Lines of data
[START]

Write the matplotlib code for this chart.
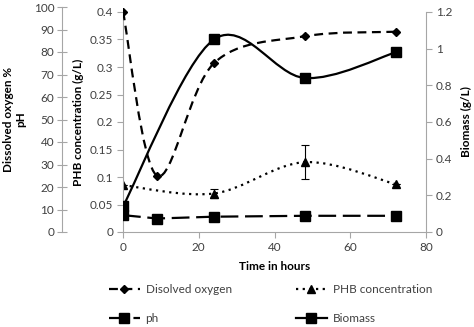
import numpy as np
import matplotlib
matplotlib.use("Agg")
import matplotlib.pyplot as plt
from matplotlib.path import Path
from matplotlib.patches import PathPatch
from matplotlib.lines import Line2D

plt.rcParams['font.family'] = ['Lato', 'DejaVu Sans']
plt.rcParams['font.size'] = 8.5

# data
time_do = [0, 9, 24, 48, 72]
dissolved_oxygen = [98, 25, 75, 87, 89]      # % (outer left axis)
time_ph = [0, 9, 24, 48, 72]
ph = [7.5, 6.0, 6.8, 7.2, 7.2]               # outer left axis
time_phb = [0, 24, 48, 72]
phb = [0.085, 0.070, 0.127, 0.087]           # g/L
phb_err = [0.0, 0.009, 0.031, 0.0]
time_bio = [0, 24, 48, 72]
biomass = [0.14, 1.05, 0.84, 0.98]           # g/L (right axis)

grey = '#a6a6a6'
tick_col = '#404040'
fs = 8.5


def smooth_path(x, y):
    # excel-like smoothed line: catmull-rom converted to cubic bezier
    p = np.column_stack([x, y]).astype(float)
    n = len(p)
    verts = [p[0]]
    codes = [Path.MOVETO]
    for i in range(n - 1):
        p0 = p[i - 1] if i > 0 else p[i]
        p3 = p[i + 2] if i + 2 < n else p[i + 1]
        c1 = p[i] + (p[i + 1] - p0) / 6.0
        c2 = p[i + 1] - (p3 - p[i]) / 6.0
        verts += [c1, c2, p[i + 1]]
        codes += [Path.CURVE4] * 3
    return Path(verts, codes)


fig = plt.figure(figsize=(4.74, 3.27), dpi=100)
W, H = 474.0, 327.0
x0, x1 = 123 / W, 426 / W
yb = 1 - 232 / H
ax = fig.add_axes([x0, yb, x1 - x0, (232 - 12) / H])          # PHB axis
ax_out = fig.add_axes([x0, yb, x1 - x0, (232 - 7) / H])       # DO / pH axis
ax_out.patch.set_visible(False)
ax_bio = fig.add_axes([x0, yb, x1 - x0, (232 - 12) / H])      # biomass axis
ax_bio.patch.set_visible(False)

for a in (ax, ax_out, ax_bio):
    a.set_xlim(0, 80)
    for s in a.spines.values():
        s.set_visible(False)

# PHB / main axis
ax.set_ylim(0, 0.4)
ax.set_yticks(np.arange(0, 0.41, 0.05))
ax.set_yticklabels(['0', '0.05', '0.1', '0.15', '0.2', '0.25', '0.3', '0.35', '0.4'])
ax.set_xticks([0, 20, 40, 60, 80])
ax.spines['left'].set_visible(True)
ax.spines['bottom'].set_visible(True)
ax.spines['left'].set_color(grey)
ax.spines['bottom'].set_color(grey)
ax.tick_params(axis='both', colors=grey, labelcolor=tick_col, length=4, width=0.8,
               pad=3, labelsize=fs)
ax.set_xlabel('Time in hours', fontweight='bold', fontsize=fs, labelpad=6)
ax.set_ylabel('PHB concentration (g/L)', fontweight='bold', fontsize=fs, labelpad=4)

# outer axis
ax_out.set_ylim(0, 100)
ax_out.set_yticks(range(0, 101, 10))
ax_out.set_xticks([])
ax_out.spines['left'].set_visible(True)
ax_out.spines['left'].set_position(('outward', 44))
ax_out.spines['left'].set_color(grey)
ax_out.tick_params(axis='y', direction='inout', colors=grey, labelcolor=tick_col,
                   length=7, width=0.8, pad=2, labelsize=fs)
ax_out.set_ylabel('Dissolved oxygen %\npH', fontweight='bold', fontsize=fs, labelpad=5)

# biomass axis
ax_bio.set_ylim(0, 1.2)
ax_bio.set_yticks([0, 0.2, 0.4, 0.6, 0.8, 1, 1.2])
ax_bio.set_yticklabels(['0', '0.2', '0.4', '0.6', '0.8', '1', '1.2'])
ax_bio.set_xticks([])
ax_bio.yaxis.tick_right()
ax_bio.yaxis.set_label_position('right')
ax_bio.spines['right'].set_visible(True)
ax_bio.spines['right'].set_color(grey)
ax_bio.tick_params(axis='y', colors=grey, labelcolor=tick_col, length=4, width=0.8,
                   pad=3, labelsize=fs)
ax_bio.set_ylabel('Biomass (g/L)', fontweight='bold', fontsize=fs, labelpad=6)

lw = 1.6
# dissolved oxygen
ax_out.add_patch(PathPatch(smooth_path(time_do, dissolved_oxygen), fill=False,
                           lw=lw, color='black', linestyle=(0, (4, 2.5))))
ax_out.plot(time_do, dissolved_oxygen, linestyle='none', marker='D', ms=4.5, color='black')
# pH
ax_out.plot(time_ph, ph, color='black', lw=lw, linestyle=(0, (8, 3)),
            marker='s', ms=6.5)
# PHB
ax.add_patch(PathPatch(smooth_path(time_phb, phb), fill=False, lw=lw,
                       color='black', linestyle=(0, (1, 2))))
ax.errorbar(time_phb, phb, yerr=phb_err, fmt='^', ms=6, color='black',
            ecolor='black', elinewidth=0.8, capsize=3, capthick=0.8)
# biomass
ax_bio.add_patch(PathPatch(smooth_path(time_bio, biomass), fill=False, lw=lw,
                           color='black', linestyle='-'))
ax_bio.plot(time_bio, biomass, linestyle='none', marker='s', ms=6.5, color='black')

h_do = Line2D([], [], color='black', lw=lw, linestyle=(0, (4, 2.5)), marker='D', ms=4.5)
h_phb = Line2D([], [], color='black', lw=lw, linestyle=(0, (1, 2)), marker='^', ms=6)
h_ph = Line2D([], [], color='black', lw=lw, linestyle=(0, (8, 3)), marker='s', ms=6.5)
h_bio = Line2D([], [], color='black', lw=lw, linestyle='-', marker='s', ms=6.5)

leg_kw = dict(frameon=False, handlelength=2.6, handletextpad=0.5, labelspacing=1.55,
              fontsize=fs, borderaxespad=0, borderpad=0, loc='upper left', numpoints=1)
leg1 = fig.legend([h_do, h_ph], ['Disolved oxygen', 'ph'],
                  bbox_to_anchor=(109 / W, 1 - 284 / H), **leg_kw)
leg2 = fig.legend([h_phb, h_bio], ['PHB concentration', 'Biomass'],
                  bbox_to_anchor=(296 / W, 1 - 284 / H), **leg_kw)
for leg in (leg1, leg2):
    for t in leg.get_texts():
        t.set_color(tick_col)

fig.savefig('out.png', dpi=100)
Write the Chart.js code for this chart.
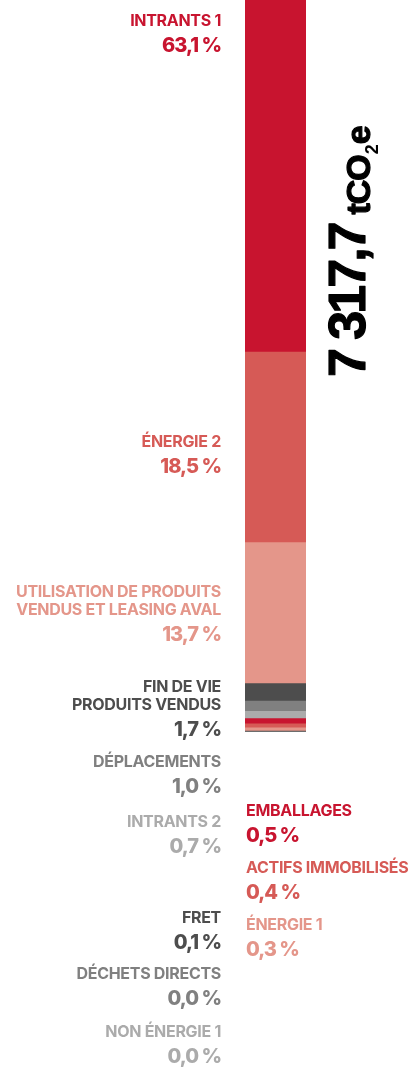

[END]

#### TASK INSTRUCTIONS:
In the records above, locate each line with the word "chart". Copy all such lines.

#### EXERCISE ANSWER:
Write the matplotlib code for this chart.
Write the Chart.js code for this chart.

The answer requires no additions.